-- Begin Available data --
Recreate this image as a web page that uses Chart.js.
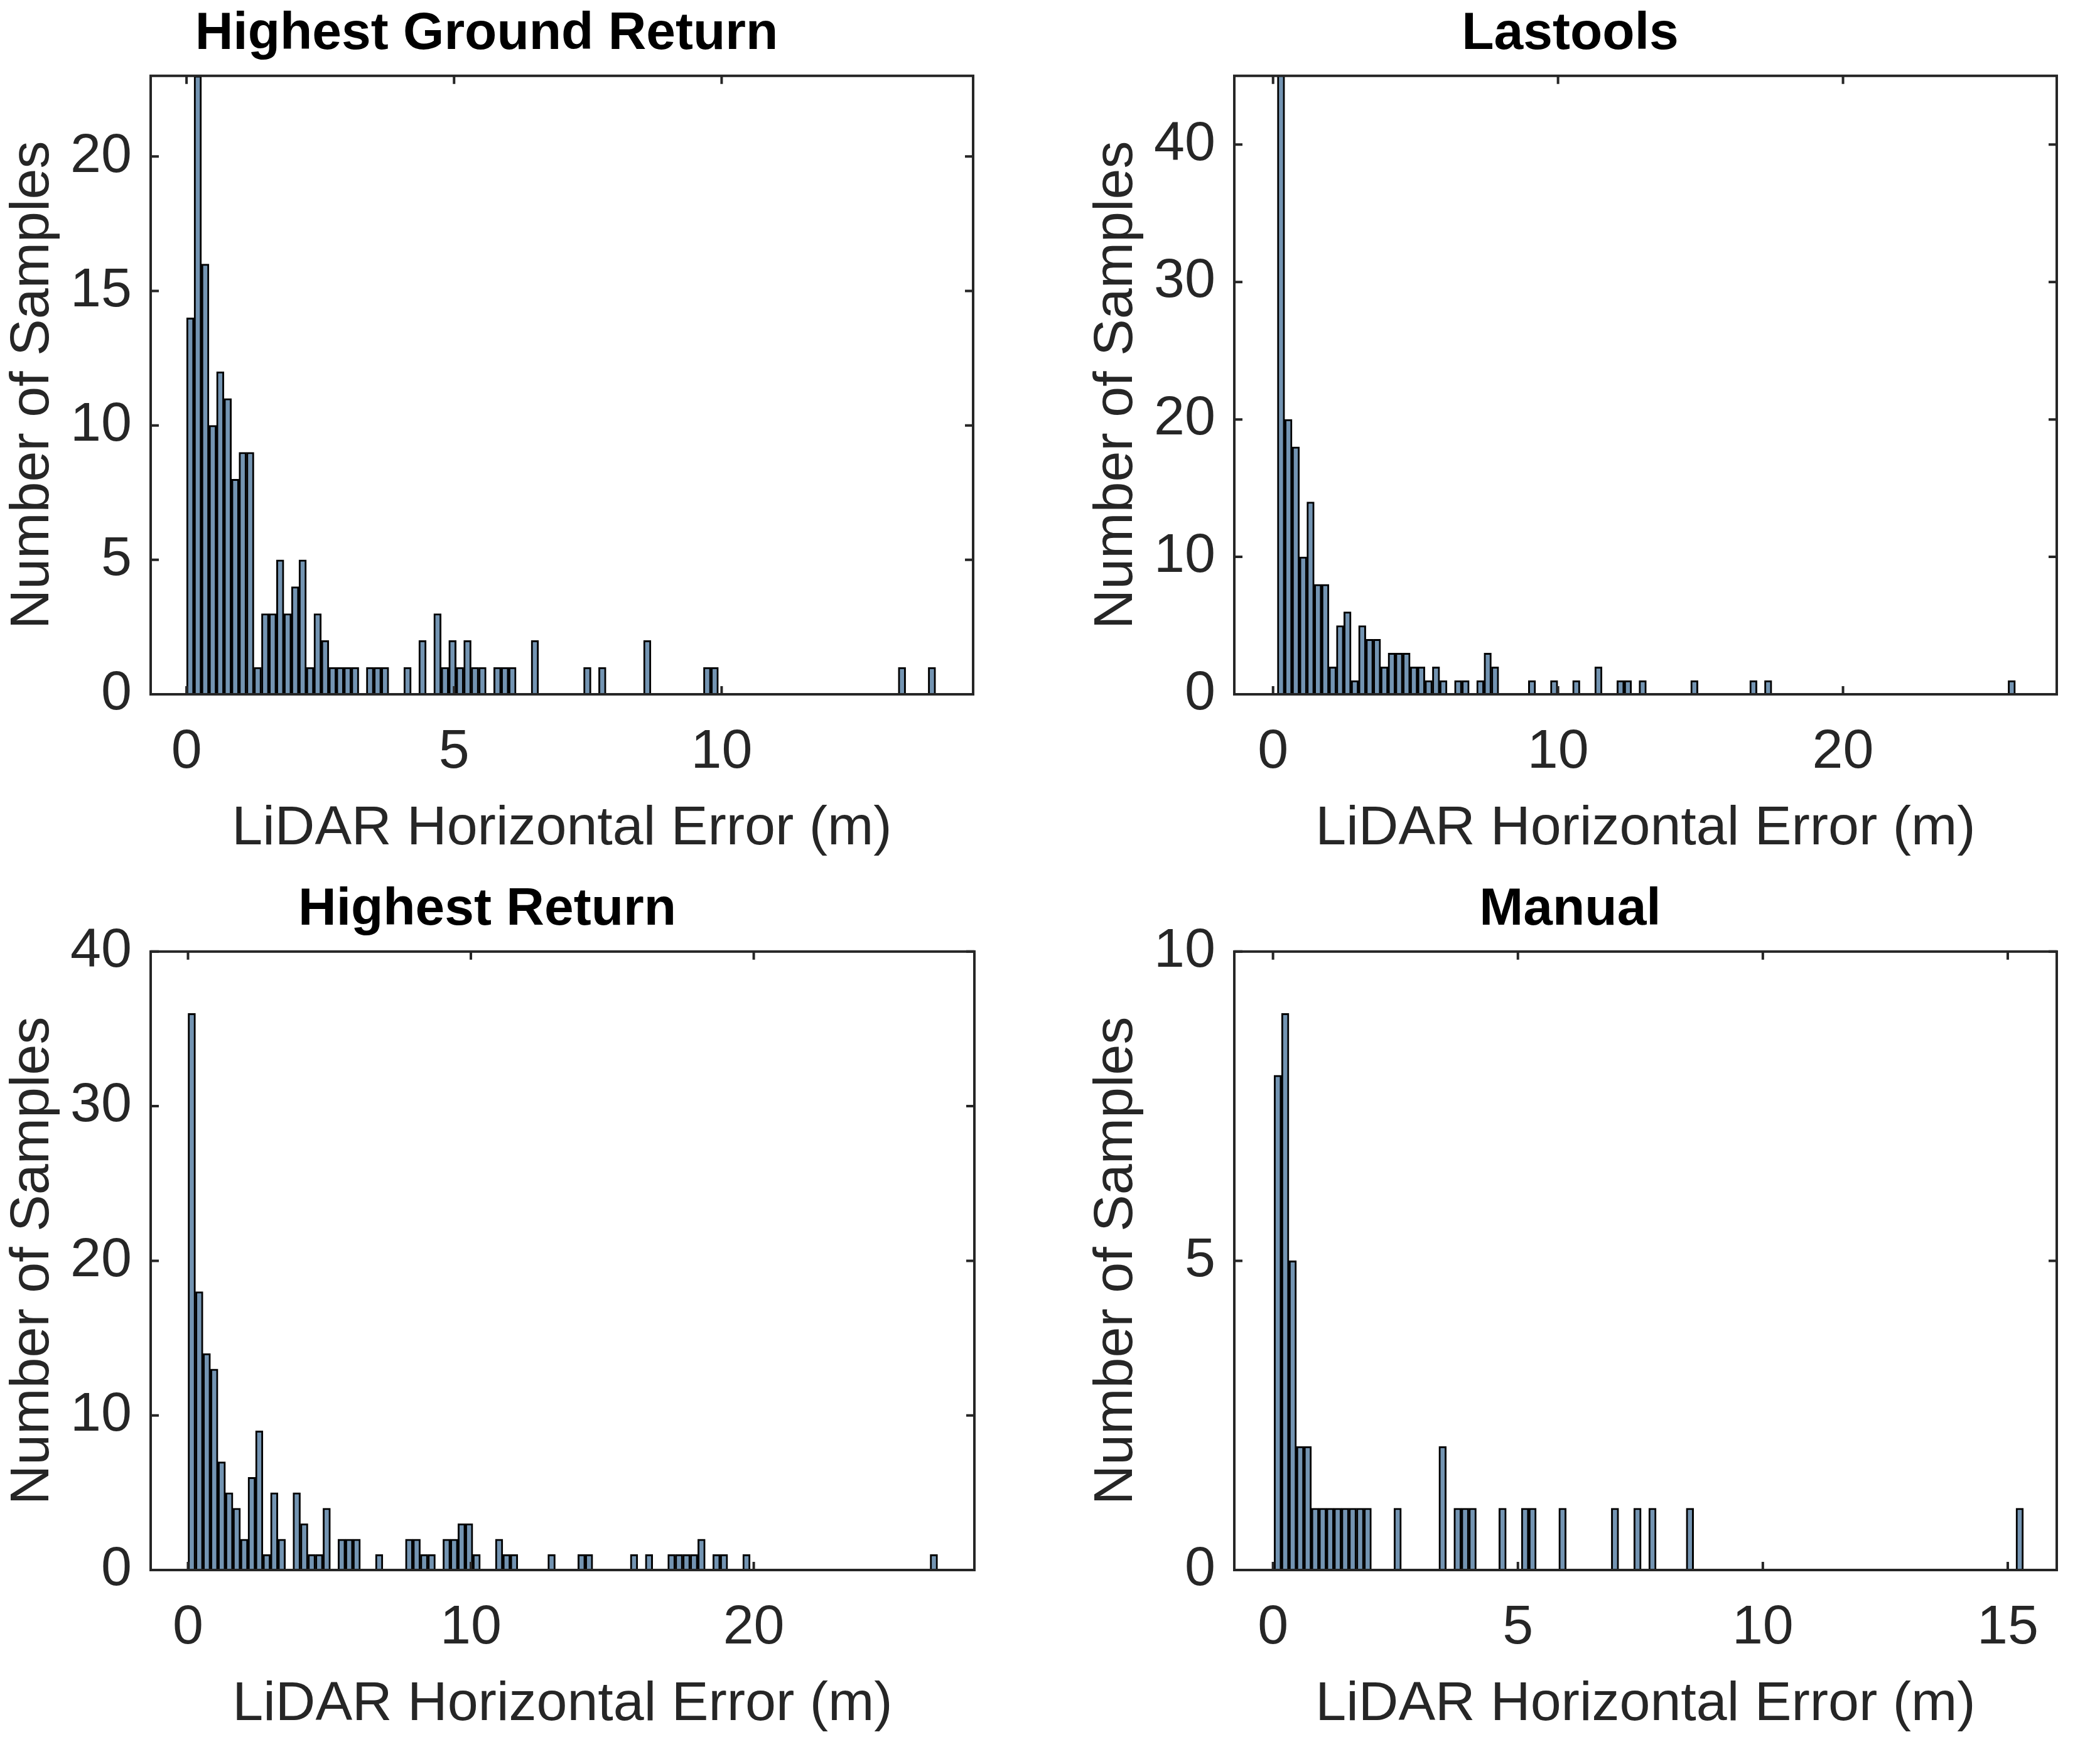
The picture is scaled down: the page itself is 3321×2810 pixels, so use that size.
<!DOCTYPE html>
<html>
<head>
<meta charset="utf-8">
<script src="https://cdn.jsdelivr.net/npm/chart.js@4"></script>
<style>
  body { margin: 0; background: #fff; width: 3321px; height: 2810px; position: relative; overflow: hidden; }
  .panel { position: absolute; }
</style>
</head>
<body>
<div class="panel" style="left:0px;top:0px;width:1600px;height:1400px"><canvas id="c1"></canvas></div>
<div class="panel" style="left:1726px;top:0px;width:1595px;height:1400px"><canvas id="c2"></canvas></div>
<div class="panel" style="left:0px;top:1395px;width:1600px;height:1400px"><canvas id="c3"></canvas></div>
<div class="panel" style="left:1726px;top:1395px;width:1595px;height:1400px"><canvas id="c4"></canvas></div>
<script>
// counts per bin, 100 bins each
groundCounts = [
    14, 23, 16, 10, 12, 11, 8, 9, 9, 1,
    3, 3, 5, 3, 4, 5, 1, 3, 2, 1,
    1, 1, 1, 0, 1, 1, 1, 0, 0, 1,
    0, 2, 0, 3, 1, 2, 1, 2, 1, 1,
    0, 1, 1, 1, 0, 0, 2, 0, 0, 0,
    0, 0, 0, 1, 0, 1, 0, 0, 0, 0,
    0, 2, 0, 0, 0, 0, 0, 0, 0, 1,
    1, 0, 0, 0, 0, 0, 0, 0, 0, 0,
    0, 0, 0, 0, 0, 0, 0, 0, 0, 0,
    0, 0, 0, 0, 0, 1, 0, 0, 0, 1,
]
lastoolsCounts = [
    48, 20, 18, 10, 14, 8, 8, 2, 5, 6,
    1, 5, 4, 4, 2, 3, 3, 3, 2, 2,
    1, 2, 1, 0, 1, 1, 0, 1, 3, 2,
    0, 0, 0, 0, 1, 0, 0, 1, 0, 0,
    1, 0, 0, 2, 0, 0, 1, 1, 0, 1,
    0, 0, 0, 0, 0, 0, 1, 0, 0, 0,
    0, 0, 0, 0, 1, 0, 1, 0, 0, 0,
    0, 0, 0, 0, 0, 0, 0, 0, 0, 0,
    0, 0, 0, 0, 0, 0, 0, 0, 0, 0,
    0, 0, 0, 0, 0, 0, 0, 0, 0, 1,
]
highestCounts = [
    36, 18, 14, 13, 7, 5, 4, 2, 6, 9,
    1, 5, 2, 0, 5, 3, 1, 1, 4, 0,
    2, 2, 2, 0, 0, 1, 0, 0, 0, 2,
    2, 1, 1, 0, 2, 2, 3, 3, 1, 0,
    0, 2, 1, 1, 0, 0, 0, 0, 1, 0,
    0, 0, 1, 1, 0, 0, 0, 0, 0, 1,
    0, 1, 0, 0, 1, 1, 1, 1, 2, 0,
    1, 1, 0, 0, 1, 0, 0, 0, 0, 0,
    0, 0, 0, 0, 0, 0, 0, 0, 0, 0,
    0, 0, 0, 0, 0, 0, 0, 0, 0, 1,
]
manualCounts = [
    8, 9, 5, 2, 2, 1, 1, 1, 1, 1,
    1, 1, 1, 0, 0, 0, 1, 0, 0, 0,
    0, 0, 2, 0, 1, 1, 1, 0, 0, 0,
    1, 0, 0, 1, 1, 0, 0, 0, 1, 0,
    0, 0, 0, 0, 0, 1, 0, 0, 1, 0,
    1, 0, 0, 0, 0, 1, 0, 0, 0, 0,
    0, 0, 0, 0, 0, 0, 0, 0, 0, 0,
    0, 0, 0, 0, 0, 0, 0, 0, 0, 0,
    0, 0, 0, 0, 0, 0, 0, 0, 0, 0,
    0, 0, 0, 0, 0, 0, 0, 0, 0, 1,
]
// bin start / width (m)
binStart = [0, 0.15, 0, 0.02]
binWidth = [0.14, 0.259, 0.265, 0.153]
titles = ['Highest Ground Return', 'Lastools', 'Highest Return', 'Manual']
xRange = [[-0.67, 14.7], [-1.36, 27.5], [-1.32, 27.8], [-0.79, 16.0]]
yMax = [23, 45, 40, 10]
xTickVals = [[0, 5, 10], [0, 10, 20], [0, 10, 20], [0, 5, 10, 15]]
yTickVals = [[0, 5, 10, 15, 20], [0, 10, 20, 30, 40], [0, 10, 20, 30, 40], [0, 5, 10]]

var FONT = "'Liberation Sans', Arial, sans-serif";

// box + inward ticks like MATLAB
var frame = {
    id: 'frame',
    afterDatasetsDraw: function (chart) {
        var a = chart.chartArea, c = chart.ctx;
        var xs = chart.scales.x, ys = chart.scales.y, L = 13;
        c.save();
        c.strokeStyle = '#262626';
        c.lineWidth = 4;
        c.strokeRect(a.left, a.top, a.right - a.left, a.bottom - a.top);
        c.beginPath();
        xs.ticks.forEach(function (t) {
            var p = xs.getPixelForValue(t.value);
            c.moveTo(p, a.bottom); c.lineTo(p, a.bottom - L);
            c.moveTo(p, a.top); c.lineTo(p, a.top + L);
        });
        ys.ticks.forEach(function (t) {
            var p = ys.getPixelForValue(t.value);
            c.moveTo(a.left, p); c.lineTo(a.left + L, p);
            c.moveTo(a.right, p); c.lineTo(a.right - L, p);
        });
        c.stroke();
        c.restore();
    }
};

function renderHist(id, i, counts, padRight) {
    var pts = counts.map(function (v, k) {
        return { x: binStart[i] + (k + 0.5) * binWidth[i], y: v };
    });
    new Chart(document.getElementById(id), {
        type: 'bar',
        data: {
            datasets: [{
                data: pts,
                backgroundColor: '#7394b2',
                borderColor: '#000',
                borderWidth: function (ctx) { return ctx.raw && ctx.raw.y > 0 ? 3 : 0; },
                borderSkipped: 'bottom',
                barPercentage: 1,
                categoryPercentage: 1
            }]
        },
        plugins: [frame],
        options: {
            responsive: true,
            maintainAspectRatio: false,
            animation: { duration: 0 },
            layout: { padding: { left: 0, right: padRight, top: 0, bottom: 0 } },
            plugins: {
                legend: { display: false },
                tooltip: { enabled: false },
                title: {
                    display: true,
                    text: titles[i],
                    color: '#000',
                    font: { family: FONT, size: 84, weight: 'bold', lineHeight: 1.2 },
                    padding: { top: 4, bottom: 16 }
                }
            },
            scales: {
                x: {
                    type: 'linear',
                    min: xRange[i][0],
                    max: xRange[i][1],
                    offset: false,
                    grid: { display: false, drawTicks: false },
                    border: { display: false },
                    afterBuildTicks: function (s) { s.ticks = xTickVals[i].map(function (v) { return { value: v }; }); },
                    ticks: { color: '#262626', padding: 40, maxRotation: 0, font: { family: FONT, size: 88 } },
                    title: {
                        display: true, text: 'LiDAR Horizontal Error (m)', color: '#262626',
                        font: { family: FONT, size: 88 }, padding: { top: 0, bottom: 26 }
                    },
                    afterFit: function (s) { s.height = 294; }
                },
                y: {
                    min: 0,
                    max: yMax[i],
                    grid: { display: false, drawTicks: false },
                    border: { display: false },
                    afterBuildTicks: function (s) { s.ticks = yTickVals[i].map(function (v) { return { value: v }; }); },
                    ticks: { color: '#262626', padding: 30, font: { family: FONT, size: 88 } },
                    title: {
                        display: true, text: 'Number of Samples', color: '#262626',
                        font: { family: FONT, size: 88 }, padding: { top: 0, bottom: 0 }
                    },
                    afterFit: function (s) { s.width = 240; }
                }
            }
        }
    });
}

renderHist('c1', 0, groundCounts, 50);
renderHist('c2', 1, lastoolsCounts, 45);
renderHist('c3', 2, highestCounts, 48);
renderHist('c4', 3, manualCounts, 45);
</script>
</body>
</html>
-- End Available data --
## Exercise requirements
Each line above is to be copied verbatim. Drop any image from the copy.

## Full answer
Recreate this image as a web page that uses Chart.js.
The picture is scaled down: the page itself is 3321×2810 pixels, so use that size.
<!DOCTYPE html>
<html>
<head>
<meta charset="utf-8">
<script src="https://cdn.jsdelivr.net/npm/chart.js@4"></script>
<style>
  body { margin: 0; background: #fff; width: 3321px; height: 2810px; position: relative; overflow: hidden; }
  .panel { position: absolute; }
</style>
</head>
<body>
<div class="panel" style="left:0px;top:0px;width:1600px;height:1400px"><canvas id="c1"></canvas></div>
<div class="panel" style="left:1726px;top:0px;width:1595px;height:1400px"><canvas id="c2"></canvas></div>
<div class="panel" style="left:0px;top:1395px;width:1600px;height:1400px"><canvas id="c3"></canvas></div>
<div class="panel" style="left:1726px;top:1395px;width:1595px;height:1400px"><canvas id="c4"></canvas></div>
<script>
// counts per bin, 100 bins each
groundCounts = [
    14, 23, 16, 10, 12, 11, 8, 9, 9, 1,
    3, 3, 5, 3, 4, 5, 1, 3, 2, 1,
    1, 1, 1, 0, 1, 1, 1, 0, 0, 1,
    0, 2, 0, 3, 1, 2, 1, 2, 1, 1,
    0, 1, 1, 1, 0, 0, 2, 0, 0, 0,
    0, 0, 0, 1, 0, 1, 0, 0, 0, 0,
    0, 2, 0, 0, 0, 0, 0, 0, 0, 1,
    1, 0, 0, 0, 0, 0, 0, 0, 0, 0,
    0, 0, 0, 0, 0, 0, 0, 0, 0, 0,
    0, 0, 0, 0, 0, 1, 0, 0, 0, 1,
]
lastoolsCounts = [
    48, 20, 18, 10, 14, 8, 8, 2, 5, 6,
    1, 5, 4, 4, 2, 3, 3, 3, 2, 2,
    1, 2, 1, 0, 1, 1, 0, 1, 3, 2,
    0, 0, 0, 0, 1, 0, 0, 1, 0, 0,
    1, 0, 0, 2, 0, 0, 1, 1, 0, 1,
    0, 0, 0, 0, 0, 0, 1, 0, 0, 0,
    0, 0, 0, 0, 1, 0, 1, 0, 0, 0,
    0, 0, 0, 0, 0, 0, 0, 0, 0, 0,
    0, 0, 0, 0, 0, 0, 0, 0, 0, 0,
    0, 0, 0, 0, 0, 0, 0, 0, 0, 1,
]
highestCounts = [
    36, 18, 14, 13, 7, 5, 4, 2, 6, 9,
    1, 5, 2, 0, 5, 3, 1, 1, 4, 0,
    2, 2, 2, 0, 0, 1, 0, 0, 0, 2,
    2, 1, 1, 0, 2, 2, 3, 3, 1, 0,
    0, 2, 1, 1, 0, 0, 0, 0, 1, 0,
    0, 0, 1, 1, 0, 0, 0, 0, 0, 1,
    0, 1, 0, 0, 1, 1, 1, 1, 2, 0,
    1, 1, 0, 0, 1, 0, 0, 0, 0, 0,
    0, 0, 0, 0, 0, 0, 0, 0, 0, 0,
    0, 0, 0, 0, 0, 0, 0, 0, 0, 1,
]
manualCounts = [
    8, 9, 5, 2, 2, 1, 1, 1, 1, 1,
    1, 1, 1, 0, 0, 0, 1, 0, 0, 0,
    0, 0, 2, 0, 1, 1, 1, 0, 0, 0,
    1, 0, 0, 1, 1, 0, 0, 0, 1, 0,
    0, 0, 0, 0, 0, 1, 0, 0, 1, 0,
    1, 0, 0, 0, 0, 1, 0, 0, 0, 0,
    0, 0, 0, 0, 0, 0, 0, 0, 0, 0,
    0, 0, 0, 0, 0, 0, 0, 0, 0, 0,
    0, 0, 0, 0, 0, 0, 0, 0, 0, 0,
    0, 0, 0, 0, 0, 0, 0, 0, 0, 1,
]
// bin start / width (m)
binStart = [0, 0.15, 0, 0.02]
binWidth = [0.14, 0.259, 0.265, 0.153]
titles = ['Highest Ground Return', 'Lastools', 'Highest Return', 'Manual']
xRange = [[-0.67, 14.7], [-1.36, 27.5], [-1.32, 27.8], [-0.79, 16.0]]
yMax = [23, 45, 40, 10]
xTickVals = [[0, 5, 10], [0, 10, 20], [0, 10, 20], [0, 5, 10, 15]]
yTickVals = [[0, 5, 10, 15, 20], [0, 10, 20, 30, 40], [0, 10, 20, 30, 40], [0, 5, 10]]

var FONT = "'Liberation Sans', Arial, sans-serif";

// box + inward ticks like MATLAB
var frame = {
    id: 'frame',
    afterDatasetsDraw: function (chart) {
        var a = chart.chartArea, c = chart.ctx;
        var xs = chart.scales.x, ys = chart.scales.y, L = 13;
        c.save();
        c.strokeStyle = '#262626';
        c.lineWidth = 4;
        c.strokeRect(a.left, a.top, a.right - a.left, a.bottom - a.top);
        c.beginPath();
        xs.ticks.forEach(function (t) {
            var p = xs.getPixelForValue(t.value);
            c.moveTo(p, a.bottom); c.lineTo(p, a.bottom - L);
            c.moveTo(p, a.top); c.lineTo(p, a.top + L);
        });
        ys.ticks.forEach(function (t) {
            var p = ys.getPixelForValue(t.value);
            c.moveTo(a.left, p); c.lineTo(a.left + L, p);
            c.moveTo(a.right, p); c.lineTo(a.right - L, p);
        });
        c.stroke();
        c.restore();
    }
};

function renderHist(id, i, counts, padRight) {
    var pts = counts.map(function (v, k) {
        return { x: binStart[i] + (k + 0.5) * binWidth[i], y: v };
    });
    new Chart(document.getElementById(id), {
        type: 'bar',
        data: {
            datasets: [{
                data: pts,
                backgroundColor: '#7394b2',
                borderColor: '#000',
                borderWidth: function (ctx) { return ctx.raw && ctx.raw.y > 0 ? 3 : 0; },
                borderSkipped: 'bottom',
                barPercentage: 1,
                categoryPercentage: 1
            }]
        },
        plugins: [frame],
        options: {
            responsive: true,
            maintainAspectRatio: false,
            animation: { duration: 0 },
            layout: { padding: { left: 0, right: padRight, top: 0, bottom: 0 } },
            plugins: {
                legend: { display: false },
                tooltip: { enabled: false },
                title: {
                    display: true,
                    text: titles[i],
                    color: '#000',
                    font: { family: FONT, size: 84, weight: 'bold', lineHeight: 1.2 },
                    padding: { top: 4, bottom: 16 }
                }
            },
            scales: {
                x: {
                    type: 'linear',
                    min: xRange[i][0],
                    max: xRange[i][1],
                    offset: false,
                    grid: { display: false, drawTicks: false },
                    border: { display: false },
                    afterBuildTicks: function (s) { s.ticks = xTickVals[i].map(function (v) { return { value: v }; }); },
                    ticks: { color: '#262626', padding: 40, maxRotation: 0, font: { family: FONT, size: 88 } },
                    title: {
                        display: true, text: 'LiDAR Horizontal Error (m)', color: '#262626',
                        font: { family: FONT, size: 88 }, padding: { top: 0, bottom: 26 }
                    },
                    afterFit: function (s) { s.height = 294; }
                },
                y: {
                    min: 0,
                    max: yMax[i],
                    grid: { display: false, drawTicks: false },
                    border: { display: false },
                    afterBuildTicks: function (s) { s.ticks = yTickVals[i].map(function (v) { return { value: v }; }); },
                    ticks: { color: '#262626', padding: 30, font: { family: FONT, size: 88 } },
                    title: {
                        display: true, text: 'Number of Samples', color: '#262626',
                        font: { family: FONT, size: 88 }, padding: { top: 0, bottom: 0 }
                    },
                    afterFit: function (s) { s.width = 240; }
                }
            }
        }
    });
}

renderHist('c1', 0, groundCounts, 50);
renderHist('c2', 1, lastoolsCounts, 45);
renderHist('c3', 2, highestCounts, 48);
renderHist('c4', 3, manualCounts, 45);
</script>
</body>
</html>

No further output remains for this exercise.